*Information shown*:
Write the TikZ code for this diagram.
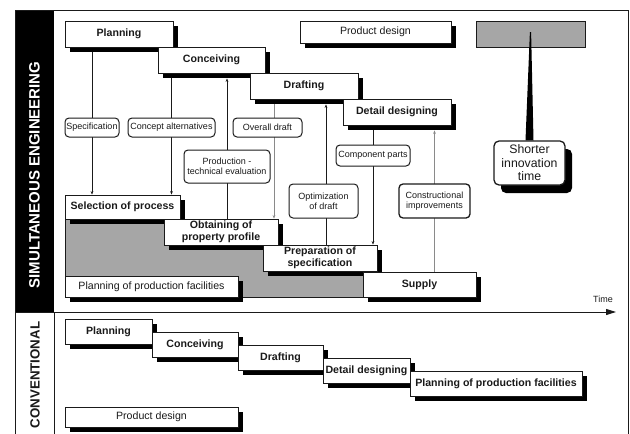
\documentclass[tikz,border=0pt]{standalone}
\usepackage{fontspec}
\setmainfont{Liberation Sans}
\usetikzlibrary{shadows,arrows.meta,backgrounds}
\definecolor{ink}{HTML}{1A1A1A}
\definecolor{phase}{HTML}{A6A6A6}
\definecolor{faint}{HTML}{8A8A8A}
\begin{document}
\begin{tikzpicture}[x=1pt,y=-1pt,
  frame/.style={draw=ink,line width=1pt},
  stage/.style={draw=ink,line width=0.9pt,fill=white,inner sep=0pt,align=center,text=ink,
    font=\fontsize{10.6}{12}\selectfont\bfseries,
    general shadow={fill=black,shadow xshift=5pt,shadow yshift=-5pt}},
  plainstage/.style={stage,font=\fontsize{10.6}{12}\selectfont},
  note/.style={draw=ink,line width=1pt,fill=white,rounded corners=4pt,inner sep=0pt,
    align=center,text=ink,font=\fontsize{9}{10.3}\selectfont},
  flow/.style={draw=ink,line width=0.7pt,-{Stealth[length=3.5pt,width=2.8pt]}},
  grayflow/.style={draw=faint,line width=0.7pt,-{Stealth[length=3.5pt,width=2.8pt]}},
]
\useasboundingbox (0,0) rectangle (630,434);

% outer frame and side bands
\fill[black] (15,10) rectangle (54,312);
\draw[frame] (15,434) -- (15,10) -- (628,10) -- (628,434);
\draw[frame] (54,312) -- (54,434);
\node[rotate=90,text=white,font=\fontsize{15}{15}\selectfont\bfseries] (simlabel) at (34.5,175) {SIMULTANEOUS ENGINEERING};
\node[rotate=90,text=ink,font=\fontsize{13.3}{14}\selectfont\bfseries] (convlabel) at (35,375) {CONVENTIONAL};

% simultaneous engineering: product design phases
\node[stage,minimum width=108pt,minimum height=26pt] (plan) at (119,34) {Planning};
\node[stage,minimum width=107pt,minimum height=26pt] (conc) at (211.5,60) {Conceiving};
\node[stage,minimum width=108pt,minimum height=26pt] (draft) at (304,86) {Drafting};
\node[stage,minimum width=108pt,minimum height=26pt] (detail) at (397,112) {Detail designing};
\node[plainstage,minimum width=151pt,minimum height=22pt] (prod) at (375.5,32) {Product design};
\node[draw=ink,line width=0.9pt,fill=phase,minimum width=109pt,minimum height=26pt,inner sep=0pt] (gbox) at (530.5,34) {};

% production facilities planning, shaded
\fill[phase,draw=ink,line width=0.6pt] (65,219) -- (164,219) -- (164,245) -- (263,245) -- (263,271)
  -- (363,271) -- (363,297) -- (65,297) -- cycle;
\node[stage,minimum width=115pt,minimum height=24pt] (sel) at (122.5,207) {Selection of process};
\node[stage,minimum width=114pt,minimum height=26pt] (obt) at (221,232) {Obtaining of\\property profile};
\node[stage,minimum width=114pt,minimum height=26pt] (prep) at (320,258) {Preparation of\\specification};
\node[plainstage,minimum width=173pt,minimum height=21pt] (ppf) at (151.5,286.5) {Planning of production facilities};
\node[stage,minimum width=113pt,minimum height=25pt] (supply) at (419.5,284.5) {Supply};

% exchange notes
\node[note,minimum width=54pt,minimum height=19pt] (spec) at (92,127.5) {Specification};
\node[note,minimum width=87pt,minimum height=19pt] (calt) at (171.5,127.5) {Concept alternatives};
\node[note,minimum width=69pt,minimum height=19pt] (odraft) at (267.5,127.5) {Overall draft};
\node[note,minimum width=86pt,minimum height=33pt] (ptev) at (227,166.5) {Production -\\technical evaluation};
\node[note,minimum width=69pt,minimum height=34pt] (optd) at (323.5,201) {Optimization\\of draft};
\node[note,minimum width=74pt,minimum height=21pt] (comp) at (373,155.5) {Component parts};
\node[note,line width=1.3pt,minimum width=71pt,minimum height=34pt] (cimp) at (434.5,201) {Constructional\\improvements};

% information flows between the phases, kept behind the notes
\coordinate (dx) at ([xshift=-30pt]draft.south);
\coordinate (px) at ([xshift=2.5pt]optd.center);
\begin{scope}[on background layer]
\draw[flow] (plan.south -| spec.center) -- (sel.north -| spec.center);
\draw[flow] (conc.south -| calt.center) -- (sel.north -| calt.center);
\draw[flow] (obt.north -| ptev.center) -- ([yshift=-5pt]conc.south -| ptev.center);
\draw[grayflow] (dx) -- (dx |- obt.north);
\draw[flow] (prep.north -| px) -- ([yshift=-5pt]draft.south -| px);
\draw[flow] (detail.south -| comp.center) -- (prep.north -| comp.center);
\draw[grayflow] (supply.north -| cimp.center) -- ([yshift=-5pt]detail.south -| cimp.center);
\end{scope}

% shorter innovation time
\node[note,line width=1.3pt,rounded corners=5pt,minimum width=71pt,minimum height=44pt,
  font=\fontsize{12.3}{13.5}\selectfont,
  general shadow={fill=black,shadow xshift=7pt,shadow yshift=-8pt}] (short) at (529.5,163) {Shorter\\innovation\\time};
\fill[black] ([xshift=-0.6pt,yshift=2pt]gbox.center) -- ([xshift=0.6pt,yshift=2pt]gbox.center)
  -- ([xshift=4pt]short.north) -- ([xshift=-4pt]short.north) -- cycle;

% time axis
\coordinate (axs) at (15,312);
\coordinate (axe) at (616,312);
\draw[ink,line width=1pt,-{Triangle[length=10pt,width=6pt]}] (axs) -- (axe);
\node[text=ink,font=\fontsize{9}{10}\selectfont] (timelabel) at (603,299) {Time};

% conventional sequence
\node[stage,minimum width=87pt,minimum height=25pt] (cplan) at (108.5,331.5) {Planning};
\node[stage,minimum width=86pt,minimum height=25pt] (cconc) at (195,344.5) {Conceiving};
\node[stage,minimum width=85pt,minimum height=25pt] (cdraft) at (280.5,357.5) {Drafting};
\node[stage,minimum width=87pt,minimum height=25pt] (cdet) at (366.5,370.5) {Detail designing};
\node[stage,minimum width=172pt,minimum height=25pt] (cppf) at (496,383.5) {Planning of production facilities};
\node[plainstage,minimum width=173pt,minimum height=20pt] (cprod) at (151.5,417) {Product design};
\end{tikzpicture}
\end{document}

*What you should do*: Using the data above, write out every line exactly, leaving the images behind.

*Output for this task*:
Write the TikZ code for this diagram.
\documentclass[tikz,border=0pt]{standalone}
\usepackage{fontspec}
\setmainfont{Liberation Sans}
\usetikzlibrary{shadows,arrows.meta,backgrounds}
\definecolor{ink}{HTML}{1A1A1A}
\definecolor{phase}{HTML}{A6A6A6}
\definecolor{faint}{HTML}{8A8A8A}
\begin{document}
\begin{tikzpicture}[x=1pt,y=-1pt,
  frame/.style={draw=ink,line width=1pt},
  stage/.style={draw=ink,line width=0.9pt,fill=white,inner sep=0pt,align=center,text=ink,
    font=\fontsize{10.6}{12}\selectfont\bfseries,
    general shadow={fill=black,shadow xshift=5pt,shadow yshift=-5pt}},
  plainstage/.style={stage,font=\fontsize{10.6}{12}\selectfont},
  note/.style={draw=ink,line width=1pt,fill=white,rounded corners=4pt,inner sep=0pt,
    align=center,text=ink,font=\fontsize{9}{10.3}\selectfont},
  flow/.style={draw=ink,line width=0.7pt,-{Stealth[length=3.5pt,width=2.8pt]}},
  grayflow/.style={draw=faint,line width=0.7pt,-{Stealth[length=3.5pt,width=2.8pt]}},
]
\useasboundingbox (0,0) rectangle (630,434);

% outer frame and side bands
\fill[black] (15,10) rectangle (54,312);
\draw[frame] (15,434) -- (15,10) -- (628,10) -- (628,434);
\draw[frame] (54,312) -- (54,434);
\node[rotate=90,text=white,font=\fontsize{15}{15}\selectfont\bfseries] (simlabel) at (34.5,175) {SIMULTANEOUS ENGINEERING};
\node[rotate=90,text=ink,font=\fontsize{13.3}{14}\selectfont\bfseries] (convlabel) at (35,375) {CONVENTIONAL};

% simultaneous engineering: product design phases
\node[stage,minimum width=108pt,minimum height=26pt] (plan) at (119,34) {Planning};
\node[stage,minimum width=107pt,minimum height=26pt] (conc) at (211.5,60) {Conceiving};
\node[stage,minimum width=108pt,minimum height=26pt] (draft) at (304,86) {Drafting};
\node[stage,minimum width=108pt,minimum height=26pt] (detail) at (397,112) {Detail designing};
\node[plainstage,minimum width=151pt,minimum height=22pt] (prod) at (375.5,32) {Product design};
\node[draw=ink,line width=0.9pt,fill=phase,minimum width=109pt,minimum height=26pt,inner sep=0pt] (gbox) at (530.5,34) {};

% production facilities planning, shaded
\fill[phase,draw=ink,line width=0.6pt] (65,219) -- (164,219) -- (164,245) -- (263,245) -- (263,271)
  -- (363,271) -- (363,297) -- (65,297) -- cycle;
\node[stage,minimum width=115pt,minimum height=24pt] (sel) at (122.5,207) {Selection of process};
\node[stage,minimum width=114pt,minimum height=26pt] (obt) at (221,232) {Obtaining of\\property profile};
\node[stage,minimum width=114pt,minimum height=26pt] (prep) at (320,258) {Preparation of\\specification};
\node[plainstage,minimum width=173pt,minimum height=21pt] (ppf) at (151.5,286.5) {Planning of production facilities};
\node[stage,minimum width=113pt,minimum height=25pt] (supply) at (419.5,284.5) {Supply};

% exchange notes
\node[note,minimum width=54pt,minimum height=19pt] (spec) at (92,127.5) {Specification};
\node[note,minimum width=87pt,minimum height=19pt] (calt) at (171.5,127.5) {Concept alternatives};
\node[note,minimum width=69pt,minimum height=19pt] (odraft) at (267.5,127.5) {Overall draft};
\node[note,minimum width=86pt,minimum height=33pt] (ptev) at (227,166.5) {Production -\\technical evaluation};
\node[note,minimum width=69pt,minimum height=34pt] (optd) at (323.5,201) {Optimization\\of draft};
\node[note,minimum width=74pt,minimum height=21pt] (comp) at (373,155.5) {Component parts};
\node[note,line width=1.3pt,minimum width=71pt,minimum height=34pt] (cimp) at (434.5,201) {Constructional\\improvements};

% information flows between the phases, kept behind the notes
\coordinate (dx) at ([xshift=-30pt]draft.south);
\coordinate (px) at ([xshift=2.5pt]optd.center);
\begin{scope}[on background layer]
\draw[flow] (plan.south -| spec.center) -- (sel.north -| spec.center);
\draw[flow] (conc.south -| calt.center) -- (sel.north -| calt.center);
\draw[flow] (obt.north -| ptev.center) -- ([yshift=-5pt]conc.south -| ptev.center);
\draw[grayflow] (dx) -- (dx |- obt.north);
\draw[flow] (prep.north -| px) -- ([yshift=-5pt]draft.south -| px);
\draw[flow] (detail.south -| comp.center) -- (prep.north -| comp.center);
\draw[grayflow] (supply.north -| cimp.center) -- ([yshift=-5pt]detail.south -| cimp.center);
\end{scope}

% shorter innovation time
\node[note,line width=1.3pt,rounded corners=5pt,minimum width=71pt,minimum height=44pt,
  font=\fontsize{12.3}{13.5}\selectfont,
  general shadow={fill=black,shadow xshift=7pt,shadow yshift=-8pt}] (short) at (529.5,163) {Shorter\\innovation\\time};
\fill[black] ([xshift=-0.6pt,yshift=2pt]gbox.center) -- ([xshift=0.6pt,yshift=2pt]gbox.center)
  -- ([xshift=4pt]short.north) -- ([xshift=-4pt]short.north) -- cycle;

% time axis
\coordinate (axs) at (15,312);
\coordinate (axe) at (616,312);
\draw[ink,line width=1pt,-{Triangle[length=10pt,width=6pt]}] (axs) -- (axe);
\node[text=ink,font=\fontsize{9}{10}\selectfont] (timelabel) at (603,299) {Time};

% conventional sequence
\node[stage,minimum width=87pt,minimum height=25pt] (cplan) at (108.5,331.5) {Planning};
\node[stage,minimum width=86pt,minimum height=25pt] (cconc) at (195,344.5) {Conceiving};
\node[stage,minimum width=85pt,minimum height=25pt] (cdraft) at (280.5,357.5) {Drafting};
\node[stage,minimum width=87pt,minimum height=25pt] (cdet) at (366.5,370.5) {Detail designing};
\node[stage,minimum width=172pt,minimum height=25pt] (cppf) at (496,383.5) {Planning of production facilities};
\node[plainstage,minimum width=173pt,minimum height=20pt] (cprod) at (151.5,417) {Product design};
\end{tikzpicture}
\end{document}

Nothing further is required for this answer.